Jared Mauch jared at
Fri May 11 16:17:04 UTC 2007

On Fri, May 11, 2007 at 10:42:14AM -0400, Jason Frisvold wrote:
>  On 5/11/07, Brandon Galbraith <brandon.galbraith at> wrote:
> > My understanding was data you had needed to be turned over when requested,
> > but CALEA provides no specification/guidance on log retention.
>  Agreed.  My understanding, to date, is that the data to be turned over
>  is data collected from the beginning of the CALEA tap.  Historical
>  data can be requested, but I'm not aware of any official legal
>  guidelines on retention time.

	CALEA is not a subscriber records type of subponea or similar.

	I'm very concerned with the comments here that folks may come up
with an opinion that CALEA is something they don't need to pay attention
to.  You may luck out and never see a request, nor a Title III, nor
FISA, NSL, or any other lawful request.  This is not a political thing
the way some here on the list appear to be coloring it.

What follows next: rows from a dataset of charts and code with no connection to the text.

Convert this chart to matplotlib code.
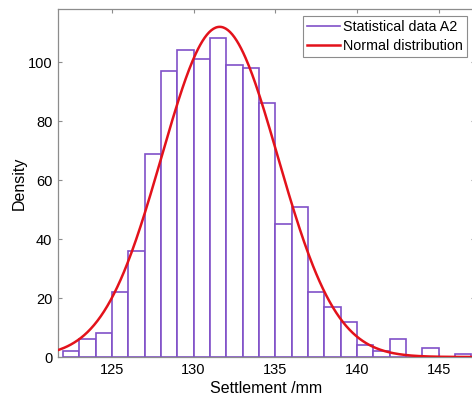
import numpy as np
import matplotlib
matplotlib.use("Agg")
import matplotlib.pyplot as plt
from matplotlib.lines import Line2D

plt.rcParams["font.family"] = ["Liberation Sans", "DejaVu Sans"]

# histogram of settlement values (bin width 1 mm)
bin_edges = list(range(122, 148))
counts = [2, 6, 8, 22, 36, 69, 97, 104, 101, 108, 99, 98, 86,
          45, 51, 22, 17, 12, 4, 2, 6, 0, 3, 0, 1]

# fitted normal distribution
mu = 131.6
sigma = 3.56
n_samples = sum(counts)

x_ticks = [125, 130, 135, 140, 145]
y_ticks = [0, 20, 40, 60, 80, 100]

purple = "#8050c8"
red = "#e3121b"
gray = "#8c8c8c"

fig = plt.figure(figsize=(4.72, 3.95), dpi=100)
ax = fig.add_axes([0.1229, 0.0962, 0.8824, 0.881])

lefts = bin_edges[:-1]
ax.bar(lefts, counts, width=1, align="edge", facecolor="white",
       edgecolor=purple, linewidth=1.2, zorder=2)

xs = np.linspace(121, 148, 400)
pdf = n_samples / (sigma * np.sqrt(2 * np.pi)) * np.exp(-0.5 * ((xs - mu) / sigma) ** 2)
ax.plot(xs, pdf, color=red, linewidth=1.8, zorder=3)

ax.set_xlim(121.7, 147.2)
ax.set_ylim(0, 118)
ax.set_xticks(x_ticks)
ax.set_yticks(y_ticks)
ax.tick_params(direction="in", top=True, right=True, labelsize=10.5,
               color=gray, length=3, width=0.8, pad=4)
for s in ax.spines.values():
    s.set_color(gray)
    s.set_linewidth(0.9)

ax.set_xlabel("Settlement /mm", fontsize=11.5, labelpad=3)
ax.set_ylabel("Density", fontsize=11.5, labelpad=1)

# legend: bar handle shown as a line, like the original
handles = [Line2D([], [], color=purple, linewidth=1.2),
           Line2D([], [], color=red, linewidth=1.8)]
leg = ax.legend(handles, ["Statistical data A2", "Normal distribution"],
                loc="upper right", bbox_to_anchor=(0.982, 0.980), fontsize=10.3,
                fancybox=False, framealpha=1, edgecolor=gray,
                handlelength=2.3, handletextpad=0.2, borderpad=0.3,
                labelspacing=0.3, borderaxespad=0)
leg.get_frame().set_linewidth(0.8)

fig.savefig("out.png", dpi=100)
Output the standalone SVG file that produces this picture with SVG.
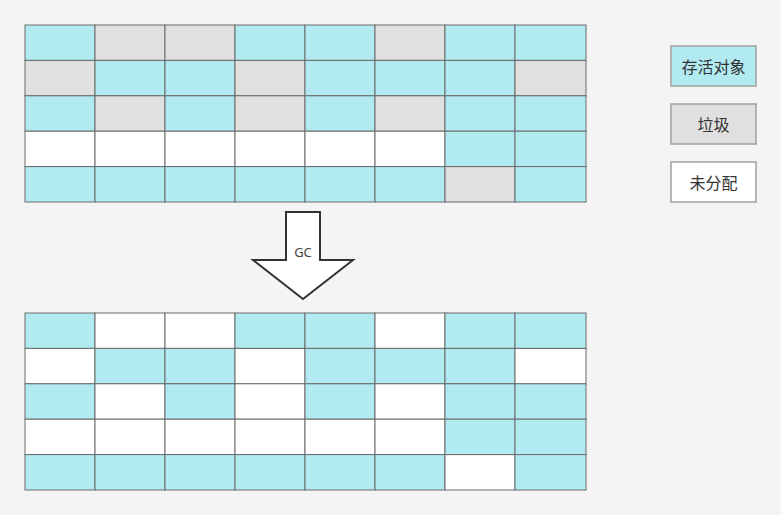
<svg xmlns="http://www.w3.org/2000/svg" width="781" height="515" viewBox="0 0 781 515">
<style>
.b{fill:#b1ebf1;stroke:#6a6a6a;stroke-width:1}
.g{fill:#e0e0e0;stroke:#6a6a6a;stroke-width:1}
.w{fill:#ffffff;stroke:#6a6a6a;stroke-width:1}
.lb{stroke:#a0a0a0;stroke-width:1.5}
.t{font-family:"Noto Sans CJK SC","Noto Sans",sans-serif;font-size:16px;fill:#333;text-anchor:middle;dominant-baseline:central}
</style>
<rect width="781" height="515" fill="#f4f4f4"/>
<g id="grid-before">
<rect class="b" x="25" y="25" width="70" height="35.4"/><rect class="g" x="95" y="25" width="70" height="35.4"/><rect class="g" x="165" y="25" width="70" height="35.4"/><rect class="b" x="235" y="25" width="70" height="35.4"/><rect class="b" x="305" y="25" width="70" height="35.4"/><rect class="g" x="375" y="25" width="70" height="35.4"/><rect class="b" x="445" y="25" width="70" height="35.4"/><rect class="b" x="515" y="25" width="71" height="35.4"/>
<rect class="g" x="25" y="60.4" width="70" height="35.4"/><rect class="b" x="95" y="60.4" width="70" height="35.4"/><rect class="b" x="165" y="60.4" width="70" height="35.4"/><rect class="g" x="235" y="60.4" width="70" height="35.4"/><rect class="b" x="305" y="60.4" width="70" height="35.4"/><rect class="b" x="375" y="60.4" width="70" height="35.4"/><rect class="b" x="445" y="60.4" width="70" height="35.4"/><rect class="g" x="515" y="60.4" width="71" height="35.4"/>
<rect class="b" x="25" y="95.8" width="70" height="35.4"/><rect class="g" x="95" y="95.8" width="70" height="35.4"/><rect class="b" x="165" y="95.8" width="70" height="35.4"/><rect class="g" x="235" y="95.8" width="70" height="35.4"/><rect class="b" x="305" y="95.8" width="70" height="35.4"/><rect class="g" x="375" y="95.8" width="70" height="35.4"/><rect class="b" x="445" y="95.8" width="70" height="35.4"/><rect class="b" x="515" y="95.8" width="71" height="35.4"/>
<rect class="w" x="25" y="131.2" width="70" height="35.4"/><rect class="w" x="95" y="131.2" width="70" height="35.4"/><rect class="w" x="165" y="131.2" width="70" height="35.4"/><rect class="w" x="235" y="131.2" width="70" height="35.4"/><rect class="w" x="305" y="131.2" width="70" height="35.4"/><rect class="w" x="375" y="131.2" width="70" height="35.4"/><rect class="b" x="445" y="131.2" width="70" height="35.4"/><rect class="b" x="515" y="131.2" width="71" height="35.4"/>
<rect class="b" x="25" y="166.6" width="70" height="35.4"/><rect class="b" x="95" y="166.6" width="70" height="35.4"/><rect class="b" x="165" y="166.6" width="70" height="35.4"/><rect class="b" x="235" y="166.6" width="70" height="35.4"/><rect class="b" x="305" y="166.6" width="70" height="35.4"/><rect class="b" x="375" y="166.6" width="70" height="35.4"/><rect class="g" x="445" y="166.6" width="70" height="35.4"/><rect class="b" x="515" y="166.6" width="71" height="35.4"/>
</g>
<g id="grid-after">
<rect class="b" x="25" y="313" width="70" height="35.4"/><rect class="w" x="95" y="313" width="70" height="35.4"/><rect class="w" x="165" y="313" width="70" height="35.4"/><rect class="b" x="235" y="313" width="70" height="35.4"/><rect class="b" x="305" y="313" width="70" height="35.4"/><rect class="w" x="375" y="313" width="70" height="35.4"/><rect class="b" x="445" y="313" width="70" height="35.4"/><rect class="b" x="515" y="313" width="71" height="35.4"/>
<rect class="w" x="25" y="348.4" width="70" height="35.4"/><rect class="b" x="95" y="348.4" width="70" height="35.4"/><rect class="b" x="165" y="348.4" width="70" height="35.4"/><rect class="w" x="235" y="348.4" width="70" height="35.4"/><rect class="b" x="305" y="348.4" width="70" height="35.4"/><rect class="b" x="375" y="348.4" width="70" height="35.4"/><rect class="b" x="445" y="348.4" width="70" height="35.4"/><rect class="w" x="515" y="348.4" width="71" height="35.4"/>
<rect class="b" x="25" y="383.8" width="70" height="35.4"/><rect class="w" x="95" y="383.8" width="70" height="35.4"/><rect class="b" x="165" y="383.8" width="70" height="35.4"/><rect class="w" x="235" y="383.8" width="70" height="35.4"/><rect class="b" x="305" y="383.8" width="70" height="35.4"/><rect class="w" x="375" y="383.8" width="70" height="35.4"/><rect class="b" x="445" y="383.8" width="70" height="35.4"/><rect class="b" x="515" y="383.8" width="71" height="35.4"/>
<rect class="w" x="25" y="419.2" width="70" height="35.4"/><rect class="w" x="95" y="419.2" width="70" height="35.4"/><rect class="w" x="165" y="419.2" width="70" height="35.4"/><rect class="w" x="235" y="419.2" width="70" height="35.4"/><rect class="w" x="305" y="419.2" width="70" height="35.4"/><rect class="w" x="375" y="419.2" width="70" height="35.4"/><rect class="b" x="445" y="419.2" width="70" height="35.4"/><rect class="b" x="515" y="419.2" width="71" height="35.4"/>
<rect class="b" x="25" y="454.6" width="70" height="35.4"/><rect class="b" x="95" y="454.6" width="70" height="35.4"/><rect class="b" x="165" y="454.6" width="70" height="35.4"/><rect class="b" x="235" y="454.6" width="70" height="35.4"/><rect class="b" x="305" y="454.6" width="70" height="35.4"/><rect class="b" x="375" y="454.6" width="70" height="35.4"/><rect class="w" x="445" y="454.6" width="70" height="35.4"/><rect class="b" x="515" y="454.6" width="71" height="35.4"/>
</g>
<g id="gc-arrow">
<polygon points="286,212 320,212 320,260 353,260 303,299 253,260 286,260" fill="#ffffff" stroke="#333" stroke-width="2" stroke-linejoin="miter"/>
<text x="303" y="252" font-family="'Noto Sans','Liberation Sans',sans-serif" font-size="13" fill="#444" text-anchor="middle" dominant-baseline="central">GC</text>
</g>
<g id="legend-live">
<rect class="lb" x="671" y="46" width="85" height="40" fill="#b1ebf1"/>
<text class="t" x="713.5" y="66">存活对象</text>
</g>
<g id="legend-garbage">
<rect class="lb" x="671" y="104" width="85" height="40" fill="#e0e0e0"/>
<text class="t" x="713.5" y="124">垃圾</text>
</g>
<g id="legend-free">
<rect class="lb" x="671" y="162" width="85" height="40" fill="#ffffff"/>
<text class="t" x="713.5" y="182">未分配</text>
</g>
</svg>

	We (as an industry) need to comply with a lawful request, the same
as any other industry (eg: financial services, or otherwise).  

	If you take a casual moment to read the CALEA statute, you will
notice it's a capability to perform intercepts, not logs, etc..

	If you do not have experience in dealing with court orders, when
you get one, engage some legal counsel immediately.  There are some
small things that you can inadvertently do that can either compromise
the evidence for the LEA, or possibly place your company at significant
legal risk.  I know that DoJ specifically has  trained folks about
CALEA.  Call your local FBI office.  Also CALEA isn't just a DoJ thing,
it could be your local police, state police, or otherwise.

	You will need to have the capability to relay to them (in
realtime or pseudo-realtime) via the LES protocol.  If your customer
is a 10G or 40G customer, you need to have the ability to perform
that intercept.  There is not a cutting-edge technology safe-harbor.
Your only safe-harbor for problems is "the industry standard", which
currently is interpreted for internet stuff as the T1.IAS.  You
can buy it for $185 (or $164) here:

	You really need to be talking to a mediation device provider
and/or your vendors.  They each have a lawful-intercept story.  Don't
expect any of these solutions to be elegant, as most of them use
stuff like snmp-set and other things to hide the configuration, as per
your Systems Security and Integrity Plan that you had to file already 
(you did file this, right?  as well as filing form 445 ;) not everyone 
in your company should know about the intercept.

	If there is interest, perhaps I can make a call to DoJ and
see if someone can present on CALEA at nanog in a few weeks?  (incase
the PC can accomodate them).

	- Jared

Jared Mauch  | pgp key available via finger from jared at
clue++;      |  My statements are only mine.